- Goal
Print exactly the lines running from the one that holds "What Plotly.js code" through the one that holds "const py = v => 1 - v / H;", please, and leave the pictures out.

- Recorded information

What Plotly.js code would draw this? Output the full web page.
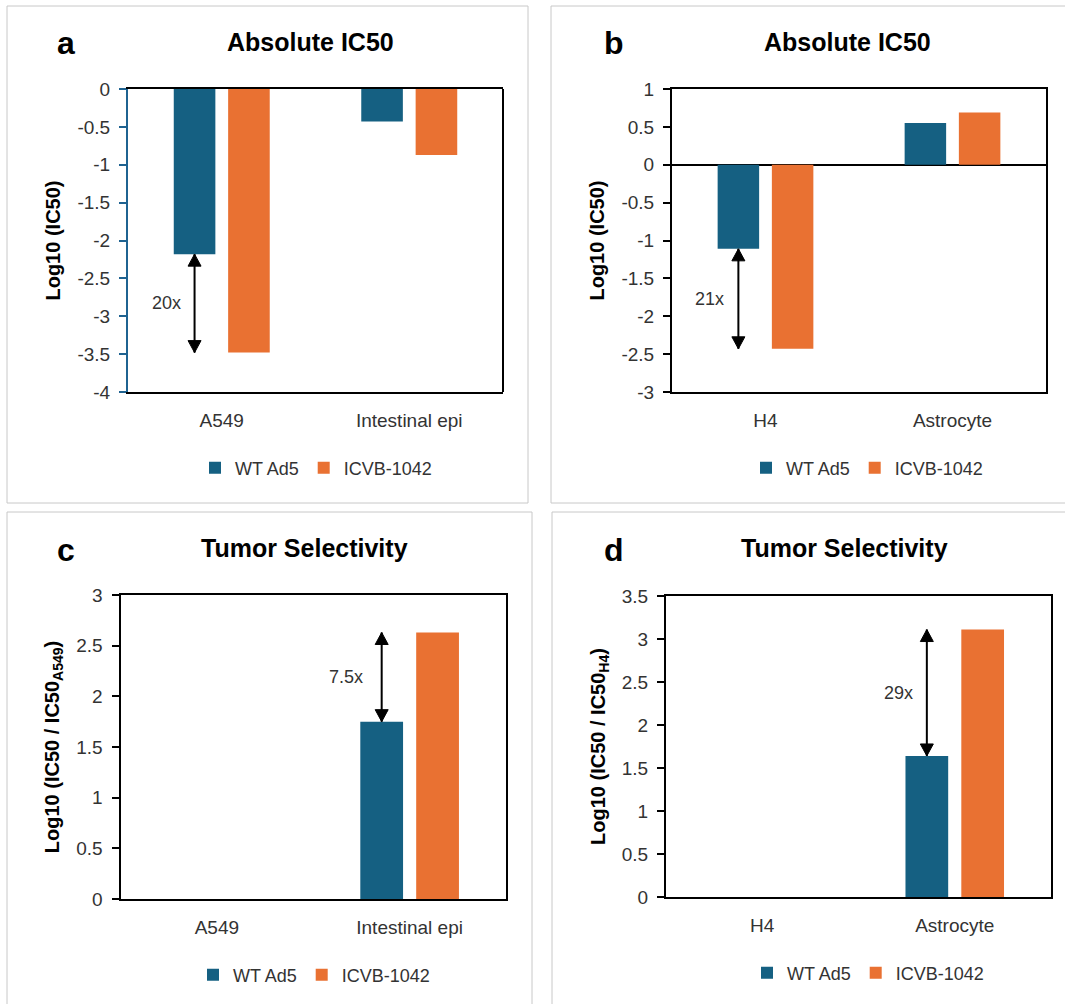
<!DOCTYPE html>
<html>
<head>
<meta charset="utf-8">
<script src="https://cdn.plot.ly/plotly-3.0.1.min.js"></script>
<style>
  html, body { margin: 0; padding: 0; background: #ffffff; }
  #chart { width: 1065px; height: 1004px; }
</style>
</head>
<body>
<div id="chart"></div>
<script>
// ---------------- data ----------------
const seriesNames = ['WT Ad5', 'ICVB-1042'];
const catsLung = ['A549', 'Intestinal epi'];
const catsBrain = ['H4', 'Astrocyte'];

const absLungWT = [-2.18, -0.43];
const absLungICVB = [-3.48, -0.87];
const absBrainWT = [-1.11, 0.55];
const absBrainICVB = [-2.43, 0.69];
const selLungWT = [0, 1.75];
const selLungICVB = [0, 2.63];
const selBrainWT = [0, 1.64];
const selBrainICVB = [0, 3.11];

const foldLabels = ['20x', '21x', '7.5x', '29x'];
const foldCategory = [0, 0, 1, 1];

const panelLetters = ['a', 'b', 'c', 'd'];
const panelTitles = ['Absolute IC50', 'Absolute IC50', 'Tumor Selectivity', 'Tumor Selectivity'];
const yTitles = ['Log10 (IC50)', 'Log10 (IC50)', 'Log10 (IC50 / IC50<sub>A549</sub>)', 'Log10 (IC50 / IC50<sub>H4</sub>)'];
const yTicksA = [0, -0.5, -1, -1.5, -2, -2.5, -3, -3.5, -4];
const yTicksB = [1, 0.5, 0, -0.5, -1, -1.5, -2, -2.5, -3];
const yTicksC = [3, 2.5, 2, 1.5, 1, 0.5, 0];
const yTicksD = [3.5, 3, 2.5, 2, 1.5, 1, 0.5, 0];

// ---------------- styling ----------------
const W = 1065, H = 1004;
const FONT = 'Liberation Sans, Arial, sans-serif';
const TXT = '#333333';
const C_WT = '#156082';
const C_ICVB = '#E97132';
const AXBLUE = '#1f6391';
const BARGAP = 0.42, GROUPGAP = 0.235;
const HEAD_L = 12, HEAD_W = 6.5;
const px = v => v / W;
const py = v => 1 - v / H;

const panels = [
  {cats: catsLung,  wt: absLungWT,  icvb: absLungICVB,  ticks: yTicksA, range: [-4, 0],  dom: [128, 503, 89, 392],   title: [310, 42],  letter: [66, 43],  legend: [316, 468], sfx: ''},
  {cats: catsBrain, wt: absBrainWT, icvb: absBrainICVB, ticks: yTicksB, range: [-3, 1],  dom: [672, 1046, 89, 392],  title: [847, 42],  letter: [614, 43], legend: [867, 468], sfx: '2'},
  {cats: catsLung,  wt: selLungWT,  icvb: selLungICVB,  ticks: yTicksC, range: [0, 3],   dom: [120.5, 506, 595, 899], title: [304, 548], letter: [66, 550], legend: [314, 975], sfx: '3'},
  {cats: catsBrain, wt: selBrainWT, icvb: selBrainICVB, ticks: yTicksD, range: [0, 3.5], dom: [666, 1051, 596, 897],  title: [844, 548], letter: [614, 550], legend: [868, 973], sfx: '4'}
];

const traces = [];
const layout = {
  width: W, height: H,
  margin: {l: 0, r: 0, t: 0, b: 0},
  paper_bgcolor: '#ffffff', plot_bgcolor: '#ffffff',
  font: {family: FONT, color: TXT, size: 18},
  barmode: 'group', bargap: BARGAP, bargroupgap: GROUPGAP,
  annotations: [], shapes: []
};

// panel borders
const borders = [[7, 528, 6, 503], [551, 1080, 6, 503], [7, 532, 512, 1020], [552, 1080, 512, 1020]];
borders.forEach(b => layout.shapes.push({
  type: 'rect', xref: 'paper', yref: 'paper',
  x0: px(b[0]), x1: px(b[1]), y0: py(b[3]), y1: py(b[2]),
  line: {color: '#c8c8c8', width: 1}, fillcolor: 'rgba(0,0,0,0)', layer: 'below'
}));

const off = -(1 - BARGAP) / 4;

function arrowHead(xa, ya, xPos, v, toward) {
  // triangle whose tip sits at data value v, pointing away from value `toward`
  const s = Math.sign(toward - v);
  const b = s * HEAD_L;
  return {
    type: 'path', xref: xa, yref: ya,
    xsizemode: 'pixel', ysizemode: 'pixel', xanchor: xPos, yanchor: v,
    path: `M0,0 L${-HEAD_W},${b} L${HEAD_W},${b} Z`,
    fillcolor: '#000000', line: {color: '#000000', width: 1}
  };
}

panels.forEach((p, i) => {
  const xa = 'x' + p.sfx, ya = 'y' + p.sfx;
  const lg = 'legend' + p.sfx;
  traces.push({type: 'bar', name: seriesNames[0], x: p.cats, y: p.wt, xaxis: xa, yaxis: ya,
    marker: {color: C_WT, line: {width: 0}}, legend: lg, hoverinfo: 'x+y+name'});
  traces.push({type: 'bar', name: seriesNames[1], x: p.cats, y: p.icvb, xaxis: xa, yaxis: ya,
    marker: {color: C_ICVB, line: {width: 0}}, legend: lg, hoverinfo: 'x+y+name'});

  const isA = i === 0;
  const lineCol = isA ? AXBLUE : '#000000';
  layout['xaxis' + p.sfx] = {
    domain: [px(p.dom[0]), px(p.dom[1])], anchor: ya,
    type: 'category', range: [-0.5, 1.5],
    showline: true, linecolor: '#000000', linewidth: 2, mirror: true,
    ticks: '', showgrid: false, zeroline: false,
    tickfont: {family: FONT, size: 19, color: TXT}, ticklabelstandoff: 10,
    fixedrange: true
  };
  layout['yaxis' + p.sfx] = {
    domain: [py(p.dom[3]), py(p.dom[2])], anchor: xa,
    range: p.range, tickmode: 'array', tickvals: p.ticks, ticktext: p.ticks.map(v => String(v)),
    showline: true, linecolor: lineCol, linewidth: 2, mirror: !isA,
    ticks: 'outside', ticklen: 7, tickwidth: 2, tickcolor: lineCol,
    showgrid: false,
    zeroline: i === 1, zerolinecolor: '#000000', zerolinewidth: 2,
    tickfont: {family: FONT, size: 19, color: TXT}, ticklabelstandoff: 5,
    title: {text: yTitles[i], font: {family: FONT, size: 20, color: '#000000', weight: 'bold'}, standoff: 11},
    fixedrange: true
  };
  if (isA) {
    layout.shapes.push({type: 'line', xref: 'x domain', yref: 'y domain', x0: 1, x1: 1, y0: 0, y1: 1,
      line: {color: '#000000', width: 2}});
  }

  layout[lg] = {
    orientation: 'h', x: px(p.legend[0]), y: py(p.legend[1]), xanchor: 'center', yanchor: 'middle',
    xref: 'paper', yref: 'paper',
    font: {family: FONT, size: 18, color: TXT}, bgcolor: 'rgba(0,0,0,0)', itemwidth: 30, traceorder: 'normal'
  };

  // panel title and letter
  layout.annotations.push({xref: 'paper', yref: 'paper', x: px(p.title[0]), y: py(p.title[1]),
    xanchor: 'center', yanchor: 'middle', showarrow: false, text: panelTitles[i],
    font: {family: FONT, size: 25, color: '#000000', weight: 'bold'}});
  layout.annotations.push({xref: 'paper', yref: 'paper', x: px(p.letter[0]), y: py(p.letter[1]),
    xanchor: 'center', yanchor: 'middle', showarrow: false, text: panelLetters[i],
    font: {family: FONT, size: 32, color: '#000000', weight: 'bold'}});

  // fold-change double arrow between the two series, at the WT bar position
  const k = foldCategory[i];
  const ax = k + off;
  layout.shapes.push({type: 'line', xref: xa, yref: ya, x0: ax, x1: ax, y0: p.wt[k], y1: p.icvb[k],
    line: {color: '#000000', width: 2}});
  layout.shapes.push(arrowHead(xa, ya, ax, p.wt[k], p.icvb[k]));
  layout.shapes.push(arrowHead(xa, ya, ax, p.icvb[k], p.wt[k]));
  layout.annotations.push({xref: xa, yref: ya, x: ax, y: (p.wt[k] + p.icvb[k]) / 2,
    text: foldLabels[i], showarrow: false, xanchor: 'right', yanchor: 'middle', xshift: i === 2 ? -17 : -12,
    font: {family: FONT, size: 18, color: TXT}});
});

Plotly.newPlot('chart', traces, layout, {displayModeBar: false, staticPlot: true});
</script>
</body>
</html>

* * *

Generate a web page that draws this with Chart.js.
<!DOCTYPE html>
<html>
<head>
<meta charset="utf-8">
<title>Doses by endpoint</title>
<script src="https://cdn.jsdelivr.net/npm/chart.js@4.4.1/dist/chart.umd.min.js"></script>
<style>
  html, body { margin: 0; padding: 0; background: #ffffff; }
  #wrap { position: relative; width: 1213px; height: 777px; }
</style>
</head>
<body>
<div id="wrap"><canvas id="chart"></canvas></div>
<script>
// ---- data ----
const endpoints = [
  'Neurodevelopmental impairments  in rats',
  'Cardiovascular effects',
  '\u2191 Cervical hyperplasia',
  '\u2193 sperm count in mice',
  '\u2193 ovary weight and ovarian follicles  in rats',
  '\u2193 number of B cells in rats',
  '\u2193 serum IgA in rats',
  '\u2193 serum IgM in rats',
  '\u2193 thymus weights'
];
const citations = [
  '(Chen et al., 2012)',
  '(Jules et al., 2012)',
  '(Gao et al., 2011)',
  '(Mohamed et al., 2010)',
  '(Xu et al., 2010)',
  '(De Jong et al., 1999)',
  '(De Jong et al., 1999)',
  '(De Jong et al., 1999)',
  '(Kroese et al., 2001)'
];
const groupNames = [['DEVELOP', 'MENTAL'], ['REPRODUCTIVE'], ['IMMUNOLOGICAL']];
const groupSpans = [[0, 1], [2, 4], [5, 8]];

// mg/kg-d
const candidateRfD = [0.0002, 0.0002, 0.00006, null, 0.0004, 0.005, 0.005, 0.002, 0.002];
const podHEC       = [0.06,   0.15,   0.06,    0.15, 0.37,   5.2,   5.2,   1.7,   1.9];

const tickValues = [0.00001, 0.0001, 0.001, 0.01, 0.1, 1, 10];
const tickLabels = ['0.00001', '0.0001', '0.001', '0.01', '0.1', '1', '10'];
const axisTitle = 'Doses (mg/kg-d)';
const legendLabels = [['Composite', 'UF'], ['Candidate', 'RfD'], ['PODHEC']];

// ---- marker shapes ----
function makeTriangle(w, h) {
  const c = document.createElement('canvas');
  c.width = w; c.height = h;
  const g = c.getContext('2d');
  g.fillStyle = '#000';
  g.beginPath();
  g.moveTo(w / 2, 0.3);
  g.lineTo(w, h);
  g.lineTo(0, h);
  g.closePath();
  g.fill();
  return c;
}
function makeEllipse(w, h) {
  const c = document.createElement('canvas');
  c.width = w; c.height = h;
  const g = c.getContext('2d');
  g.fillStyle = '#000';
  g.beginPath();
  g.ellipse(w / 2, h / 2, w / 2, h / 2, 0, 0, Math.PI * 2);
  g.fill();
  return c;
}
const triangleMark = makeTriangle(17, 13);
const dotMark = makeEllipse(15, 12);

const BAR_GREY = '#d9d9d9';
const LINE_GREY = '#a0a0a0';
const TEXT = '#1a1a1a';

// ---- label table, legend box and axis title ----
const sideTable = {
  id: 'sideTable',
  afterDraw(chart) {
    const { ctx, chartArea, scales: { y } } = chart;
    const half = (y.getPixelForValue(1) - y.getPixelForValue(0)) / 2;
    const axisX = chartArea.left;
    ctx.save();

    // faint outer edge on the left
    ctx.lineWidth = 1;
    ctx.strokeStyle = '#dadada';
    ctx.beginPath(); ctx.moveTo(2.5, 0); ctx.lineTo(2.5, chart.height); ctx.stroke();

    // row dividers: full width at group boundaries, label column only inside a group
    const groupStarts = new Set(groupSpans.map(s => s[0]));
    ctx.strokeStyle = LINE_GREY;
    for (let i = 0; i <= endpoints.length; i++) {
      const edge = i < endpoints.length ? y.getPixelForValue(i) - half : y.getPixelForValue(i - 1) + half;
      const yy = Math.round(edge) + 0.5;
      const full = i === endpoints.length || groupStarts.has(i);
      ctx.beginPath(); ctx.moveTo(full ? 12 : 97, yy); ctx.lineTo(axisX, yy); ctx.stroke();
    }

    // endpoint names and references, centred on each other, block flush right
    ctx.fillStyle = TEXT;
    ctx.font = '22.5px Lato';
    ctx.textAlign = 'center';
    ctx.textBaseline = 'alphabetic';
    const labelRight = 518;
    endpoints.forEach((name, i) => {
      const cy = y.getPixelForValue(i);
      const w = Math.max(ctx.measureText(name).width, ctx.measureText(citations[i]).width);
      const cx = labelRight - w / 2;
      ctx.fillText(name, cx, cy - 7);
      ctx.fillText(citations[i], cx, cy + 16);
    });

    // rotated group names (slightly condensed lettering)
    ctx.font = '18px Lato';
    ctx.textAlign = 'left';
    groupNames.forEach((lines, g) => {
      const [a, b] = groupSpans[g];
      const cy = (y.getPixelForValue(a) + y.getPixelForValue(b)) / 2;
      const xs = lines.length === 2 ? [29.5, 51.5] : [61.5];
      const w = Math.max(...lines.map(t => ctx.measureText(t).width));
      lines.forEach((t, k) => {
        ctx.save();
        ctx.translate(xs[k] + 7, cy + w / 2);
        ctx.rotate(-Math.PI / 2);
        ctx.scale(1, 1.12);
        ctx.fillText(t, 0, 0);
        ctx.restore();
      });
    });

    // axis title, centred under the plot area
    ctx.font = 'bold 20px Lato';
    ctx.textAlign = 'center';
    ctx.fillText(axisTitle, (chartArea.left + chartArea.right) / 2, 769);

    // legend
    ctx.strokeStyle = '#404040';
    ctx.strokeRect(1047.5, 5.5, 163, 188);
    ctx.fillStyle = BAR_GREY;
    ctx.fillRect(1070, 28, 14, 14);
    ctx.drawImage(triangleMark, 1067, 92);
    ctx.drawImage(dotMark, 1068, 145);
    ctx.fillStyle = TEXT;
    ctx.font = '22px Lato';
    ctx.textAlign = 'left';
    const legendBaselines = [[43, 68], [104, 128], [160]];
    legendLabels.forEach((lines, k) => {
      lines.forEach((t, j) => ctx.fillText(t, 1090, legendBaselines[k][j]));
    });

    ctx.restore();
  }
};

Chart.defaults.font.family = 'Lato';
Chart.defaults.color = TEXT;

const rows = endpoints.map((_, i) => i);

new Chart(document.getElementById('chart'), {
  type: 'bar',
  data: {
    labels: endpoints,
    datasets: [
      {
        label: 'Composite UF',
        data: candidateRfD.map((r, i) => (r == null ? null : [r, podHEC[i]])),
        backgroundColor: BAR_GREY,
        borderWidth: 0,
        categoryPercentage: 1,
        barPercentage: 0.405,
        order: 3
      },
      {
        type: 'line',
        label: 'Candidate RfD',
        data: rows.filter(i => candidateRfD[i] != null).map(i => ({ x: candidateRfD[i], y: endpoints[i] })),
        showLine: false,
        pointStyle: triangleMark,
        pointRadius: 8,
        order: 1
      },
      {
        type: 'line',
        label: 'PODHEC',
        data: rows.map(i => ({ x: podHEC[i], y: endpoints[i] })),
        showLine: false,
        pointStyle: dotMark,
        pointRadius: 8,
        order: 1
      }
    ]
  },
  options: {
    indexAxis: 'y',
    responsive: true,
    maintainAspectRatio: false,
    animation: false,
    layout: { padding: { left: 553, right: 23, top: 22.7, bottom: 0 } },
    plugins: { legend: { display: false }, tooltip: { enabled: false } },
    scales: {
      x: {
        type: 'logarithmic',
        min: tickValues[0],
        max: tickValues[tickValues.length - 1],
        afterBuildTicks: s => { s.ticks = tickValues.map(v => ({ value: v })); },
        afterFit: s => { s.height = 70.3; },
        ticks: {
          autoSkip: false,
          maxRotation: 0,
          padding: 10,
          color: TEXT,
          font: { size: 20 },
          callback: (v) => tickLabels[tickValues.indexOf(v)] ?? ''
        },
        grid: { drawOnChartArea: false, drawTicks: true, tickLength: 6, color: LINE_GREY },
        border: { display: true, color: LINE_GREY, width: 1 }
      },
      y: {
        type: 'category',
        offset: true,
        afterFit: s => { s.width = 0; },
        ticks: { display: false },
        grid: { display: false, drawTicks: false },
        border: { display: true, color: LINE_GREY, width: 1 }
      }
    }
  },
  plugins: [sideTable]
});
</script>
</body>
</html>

- Solution to the problem
What Plotly.js code would draw this? Output the full web page.
<!DOCTYPE html>
<html>
<head>
<meta charset="utf-8">
<script src="https://cdn.plot.ly/plotly-3.0.1.min.js"></script>
<style>
  html, body { margin: 0; padding: 0; background: #ffffff; }
  #chart { width: 1065px; height: 1004px; }
</style>
</head>
<body>
<div id="chart"></div>
<script>
// ---------------- data ----------------
const seriesNames = ['WT Ad5', 'ICVB-1042'];
const catsLung = ['A549', 'Intestinal epi'];
const catsBrain = ['H4', 'Astrocyte'];

const absLungWT = [-2.18, -0.43];
const absLungICVB = [-3.48, -0.87];
const absBrainWT = [-1.11, 0.55];
const absBrainICVB = [-2.43, 0.69];
const selLungWT = [0, 1.75];
const selLungICVB = [0, 2.63];
const selBrainWT = [0, 1.64];
const selBrainICVB = [0, 3.11];

const foldLabels = ['20x', '21x', '7.5x', '29x'];
const foldCategory = [0, 0, 1, 1];

const panelLetters = ['a', 'b', 'c', 'd'];
const panelTitles = ['Absolute IC50', 'Absolute IC50', 'Tumor Selectivity', 'Tumor Selectivity'];
const yTitles = ['Log10 (IC50)', 'Log10 (IC50)', 'Log10 (IC50 / IC50<sub>A549</sub>)', 'Log10 (IC50 / IC50<sub>H4</sub>)'];
const yTicksA = [0, -0.5, -1, -1.5, -2, -2.5, -3, -3.5, -4];
const yTicksB = [1, 0.5, 0, -0.5, -1, -1.5, -2, -2.5, -3];
const yTicksC = [3, 2.5, 2, 1.5, 1, 0.5, 0];
const yTicksD = [3.5, 3, 2.5, 2, 1.5, 1, 0.5, 0];

// ---------------- styling ----------------
const W = 1065, H = 1004;
const FONT = 'Liberation Sans, Arial, sans-serif';
const TXT = '#333333';
const C_WT = '#156082';
const C_ICVB = '#E97132';
const AXBLUE = '#1f6391';
const BARGAP = 0.42, GROUPGAP = 0.235;
const HEAD_L = 12, HEAD_W = 6.5;
const px = v => v / W;
const py = v => 1 - v / H;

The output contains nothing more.